The next time we see Clifton, he's selling Sambo dolls in the street:
Shake him, shake him, you cannot break him For he's Sambo, the dancing, Sambo, the prancing, Sambo, the entrancing, Sambo Boogie Woogie paper doll. And all for twenty-five cents, the quarter part of a dollar… Ladies and gentlemen, he'll bring you joy, step up and meet him, Sambo the– (20.71-5)
What happened? How could a bright young man go from being an active force in social progress to a street vendor who perpetuates black stereotypes? We never learn the answer to this question, although we do get some speculation from the narrator.
Perhaps he realized that he was just a pawn to the Brotherhood. Perhaps he feared that the Brotherhood was just using him to make the Brotherhood look better, not to actually improve race relations in Harlem. Perhaps, tired of the hypocrisy, Clifton preferred to do something explicitly racist rather than continue being part of an organization that only pretends to help the black community.

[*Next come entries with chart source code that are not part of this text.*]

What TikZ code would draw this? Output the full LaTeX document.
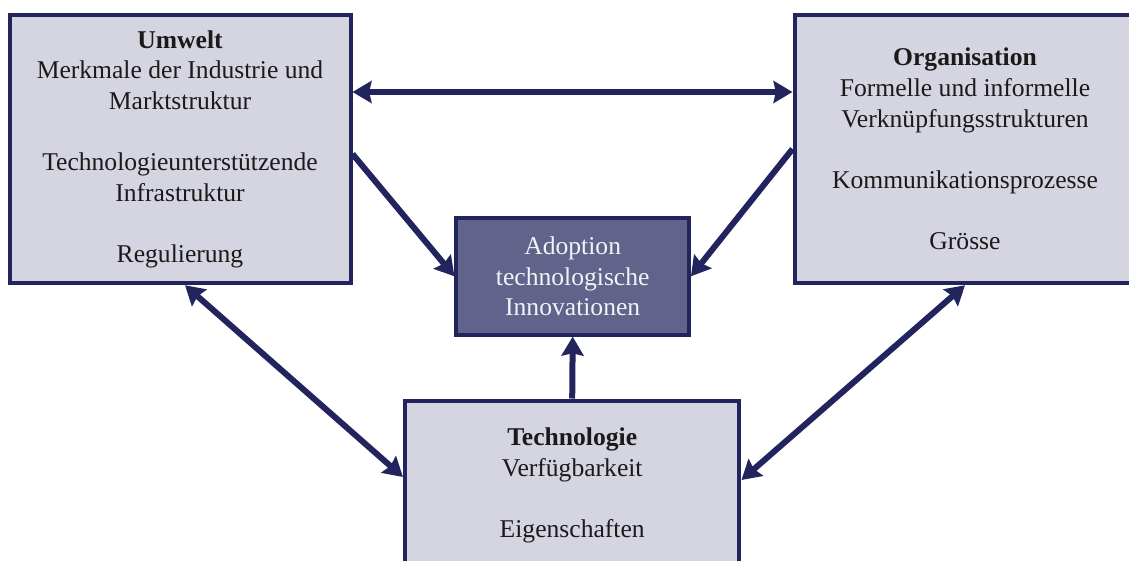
\documentclass[tikz,border=0pt]{standalone}
\usepackage{fontspec}
\setmainfont{Liberation Serif}
\usepackage{tikz}
\usetikzlibrary{arrows.meta}
\definecolor{cmarine}{HTML}{22245E}
\definecolor{chell}{HTML}{D4D5E0}
\definecolor{cviolett}{HTML}{61638A}
\definecolor{ctext}{HTML}{1A1A1A}
\tikzset{
  kasten/.style={rectangle, draw=cmarine, fill=chell, line width=2pt,
    align=center, text=ctext, inner sep=0pt, font=\fontsize{12.8}{15.3}\selectfont},
  kastend/.style={kasten, fill=cviolett, text=white!92!cviolett},
  pfeil/.style={-{Stealth[length=9.5pt,width=11pt,inset=1.2pt]}, line width=3pt, draw=cmarine},
  dpfeil/.style={pfeil, {Stealth[length=9.5pt,width=11pt,inset=1.2pt]}-{Stealth[length=9.5pt,width=11pt,inset=1.2pt]}},
}

\begin{document}
\begin{tikzpicture}[x=0.5pt,y=-0.5pt]
  \useasboundingbox (0,0) rectangle (1129,561);
  \node[kasten, minimum width=170.5pt, minimum height=134.25pt] (umw) at (180,149)
    {\textbf{Umwelt}\\Merkmale der Industrie und\\Marktstruktur\\[15.3pt]Technologieunterstützende\\Infrastruktur\\[15.3pt]Regulierung};
  \node[kasten, minimum width=170.5pt, minimum height=134.25pt] (org) at (965,149)
    {\textbf{Organisation}\\Formelle und informelle\\Verknüpfungsstrukturen\\[15.3pt]Kommunikationsprozesse\\[15.3pt]Grösse};
  \node[kastend, minimum width=116.25pt, minimum height=58.35pt] (adopt) at (572.7,276.3)
    {Adoption\\technologische\\Innovationen};
  \node[kasten, minimum width=167.25pt, minimum height=85pt] (tech) at (572.2,485.5)
    {\textbf{Technologie}\\Verfügbarkeit\\[15.3pt]Eigenschaften};
  \draw[dpfeil] ([yshift=28.5pt]umw.east) -- ([yshift=28.5pt]org.west);
  \draw[pfeil] ([yshift=-2.5pt]umw.east) -- (adopt.west);
  \draw[pfeil] (org.west) -- (adopt.east);
  \draw[pfeil] (tech.north) -- (adopt.south);
  \draw[dpfeil] ([xshift=2.5pt]umw.south) -- ([yshift=4.25pt]tech.west);
  \draw[dpfeil] (org.south) -- ([yshift=2.75pt]tech.east);
\end{tikzpicture}
\end{document}
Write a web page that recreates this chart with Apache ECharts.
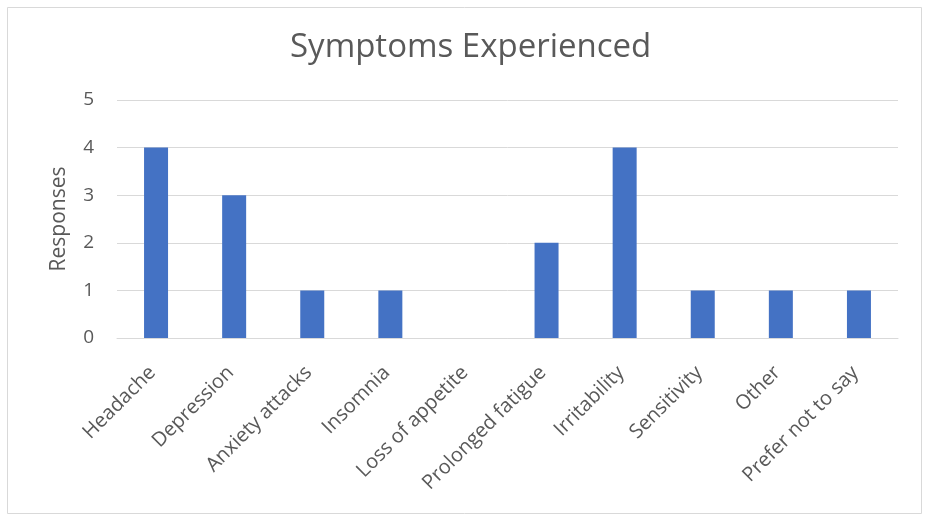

This is all speculation, however. What we do know about Clifton is that his death triggers a series of events in the relationship between the narrator and the Brotherhood; in one sense, Clifton's death initiates the narrator's epiphanies concerning the limitations of Brotherhood ideology. Chief among these is the Brotherhood's insistence that Clifton's life does not deserve to be celebrated. Where the narrator sees the gunning down of an unarmed man—a friend and loyal colleague no less—the Brotherhood sees a racist street vendor.